TASK STATEMENT
Below are some records. Retype exactly the lines from the one containing "Recreate this image" through the one containing "import * as", both included, skipping every picture.

STORED RECORDS
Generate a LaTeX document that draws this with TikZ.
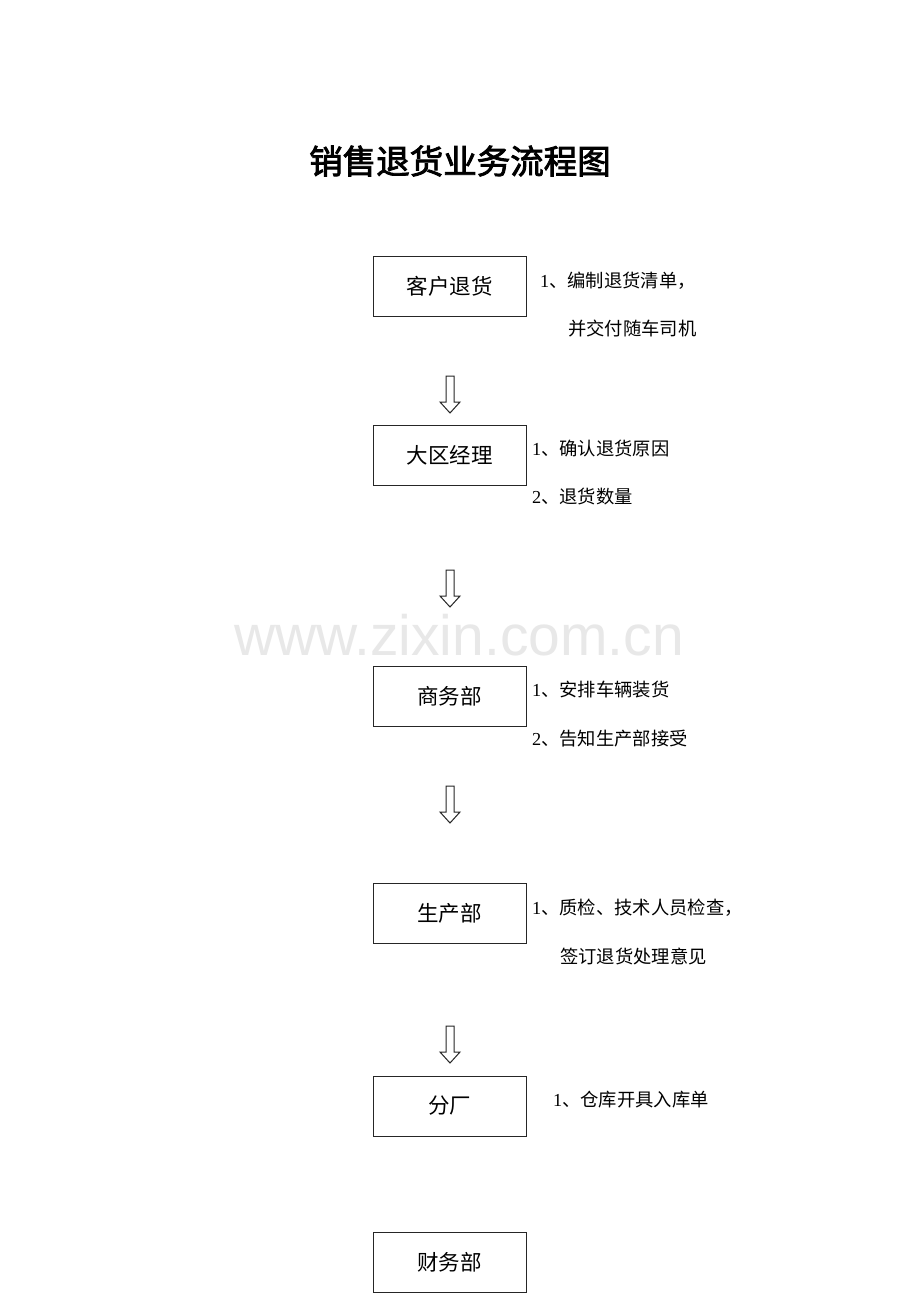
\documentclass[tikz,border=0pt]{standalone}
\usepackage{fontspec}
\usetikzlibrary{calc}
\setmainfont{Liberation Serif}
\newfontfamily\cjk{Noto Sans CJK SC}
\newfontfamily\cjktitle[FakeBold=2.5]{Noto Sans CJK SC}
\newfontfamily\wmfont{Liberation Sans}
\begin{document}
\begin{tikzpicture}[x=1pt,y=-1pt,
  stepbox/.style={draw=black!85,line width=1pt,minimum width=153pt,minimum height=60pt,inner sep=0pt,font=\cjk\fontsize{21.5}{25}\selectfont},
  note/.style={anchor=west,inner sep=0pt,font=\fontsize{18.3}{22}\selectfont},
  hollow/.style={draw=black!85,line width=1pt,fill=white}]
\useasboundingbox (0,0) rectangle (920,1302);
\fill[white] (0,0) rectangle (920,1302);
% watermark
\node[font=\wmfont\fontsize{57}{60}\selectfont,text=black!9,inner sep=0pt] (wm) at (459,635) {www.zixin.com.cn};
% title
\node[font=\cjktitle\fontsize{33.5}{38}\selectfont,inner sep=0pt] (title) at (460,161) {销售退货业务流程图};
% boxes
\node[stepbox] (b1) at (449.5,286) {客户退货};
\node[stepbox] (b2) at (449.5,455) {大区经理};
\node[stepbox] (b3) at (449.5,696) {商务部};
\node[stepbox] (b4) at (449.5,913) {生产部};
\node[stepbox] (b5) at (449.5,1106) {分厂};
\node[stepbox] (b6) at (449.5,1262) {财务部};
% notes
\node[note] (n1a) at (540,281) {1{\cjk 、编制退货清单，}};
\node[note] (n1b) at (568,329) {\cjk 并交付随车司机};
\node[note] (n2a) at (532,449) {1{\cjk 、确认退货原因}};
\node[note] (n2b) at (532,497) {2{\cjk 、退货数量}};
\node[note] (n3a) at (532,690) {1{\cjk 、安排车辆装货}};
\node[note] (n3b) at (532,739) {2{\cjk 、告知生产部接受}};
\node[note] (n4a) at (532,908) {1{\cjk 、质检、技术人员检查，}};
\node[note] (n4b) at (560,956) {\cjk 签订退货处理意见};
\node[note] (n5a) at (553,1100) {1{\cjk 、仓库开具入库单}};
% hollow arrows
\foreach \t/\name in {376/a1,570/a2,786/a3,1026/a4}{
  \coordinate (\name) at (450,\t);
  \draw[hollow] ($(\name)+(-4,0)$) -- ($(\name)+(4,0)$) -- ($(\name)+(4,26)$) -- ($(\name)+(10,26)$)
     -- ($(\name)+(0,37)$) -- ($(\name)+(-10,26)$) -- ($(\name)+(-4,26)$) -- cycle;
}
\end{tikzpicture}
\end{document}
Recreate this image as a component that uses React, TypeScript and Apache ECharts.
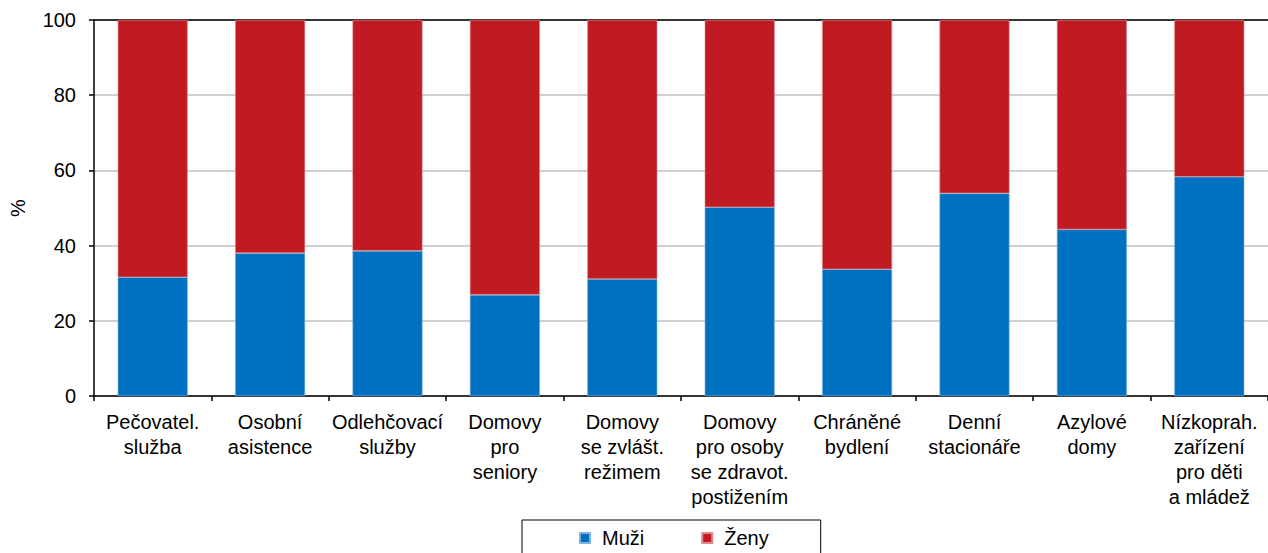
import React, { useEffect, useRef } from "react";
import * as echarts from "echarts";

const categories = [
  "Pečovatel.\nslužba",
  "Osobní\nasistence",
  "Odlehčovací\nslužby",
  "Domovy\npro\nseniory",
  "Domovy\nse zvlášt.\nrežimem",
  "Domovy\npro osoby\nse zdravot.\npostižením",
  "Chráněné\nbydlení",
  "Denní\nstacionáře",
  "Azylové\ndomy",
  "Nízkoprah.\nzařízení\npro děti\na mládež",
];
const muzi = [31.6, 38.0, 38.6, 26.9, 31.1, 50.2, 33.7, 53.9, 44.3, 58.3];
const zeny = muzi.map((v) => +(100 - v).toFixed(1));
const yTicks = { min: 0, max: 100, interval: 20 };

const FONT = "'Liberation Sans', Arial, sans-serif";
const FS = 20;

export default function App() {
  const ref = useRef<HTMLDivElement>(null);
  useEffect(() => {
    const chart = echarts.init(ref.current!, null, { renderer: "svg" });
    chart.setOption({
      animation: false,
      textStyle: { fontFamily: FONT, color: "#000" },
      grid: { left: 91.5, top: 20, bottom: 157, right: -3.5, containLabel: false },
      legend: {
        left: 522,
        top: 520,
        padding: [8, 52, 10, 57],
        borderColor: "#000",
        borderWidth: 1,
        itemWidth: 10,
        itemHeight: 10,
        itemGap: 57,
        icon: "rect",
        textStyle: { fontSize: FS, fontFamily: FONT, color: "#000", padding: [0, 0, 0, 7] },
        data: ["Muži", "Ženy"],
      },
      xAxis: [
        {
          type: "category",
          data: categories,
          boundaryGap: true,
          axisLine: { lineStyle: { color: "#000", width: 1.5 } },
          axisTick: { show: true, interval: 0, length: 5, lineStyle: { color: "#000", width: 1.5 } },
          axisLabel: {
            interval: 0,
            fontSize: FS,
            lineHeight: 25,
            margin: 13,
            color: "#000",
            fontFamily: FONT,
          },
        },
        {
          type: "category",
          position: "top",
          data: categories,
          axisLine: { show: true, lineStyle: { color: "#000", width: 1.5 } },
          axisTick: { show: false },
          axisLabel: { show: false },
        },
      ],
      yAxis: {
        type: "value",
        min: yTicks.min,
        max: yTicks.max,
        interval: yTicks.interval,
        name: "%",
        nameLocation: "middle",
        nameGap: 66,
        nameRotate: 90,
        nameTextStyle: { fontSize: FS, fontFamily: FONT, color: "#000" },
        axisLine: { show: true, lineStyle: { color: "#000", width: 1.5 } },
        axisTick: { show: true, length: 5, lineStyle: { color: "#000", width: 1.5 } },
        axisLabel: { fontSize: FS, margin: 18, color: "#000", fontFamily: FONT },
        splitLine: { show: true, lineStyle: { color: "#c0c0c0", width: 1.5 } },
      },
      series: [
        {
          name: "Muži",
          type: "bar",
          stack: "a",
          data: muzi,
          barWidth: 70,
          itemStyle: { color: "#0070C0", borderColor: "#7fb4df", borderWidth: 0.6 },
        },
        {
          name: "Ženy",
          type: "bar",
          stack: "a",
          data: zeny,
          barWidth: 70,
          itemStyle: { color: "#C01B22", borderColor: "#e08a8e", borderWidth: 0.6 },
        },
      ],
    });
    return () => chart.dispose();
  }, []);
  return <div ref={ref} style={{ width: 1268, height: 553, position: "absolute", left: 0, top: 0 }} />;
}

COMPLETE RESPONSE
Recreate this image as a component that uses React, TypeScript and Apache ECharts.
import React, { useEffect, useRef } from "react";
import * as echarts from "echarts";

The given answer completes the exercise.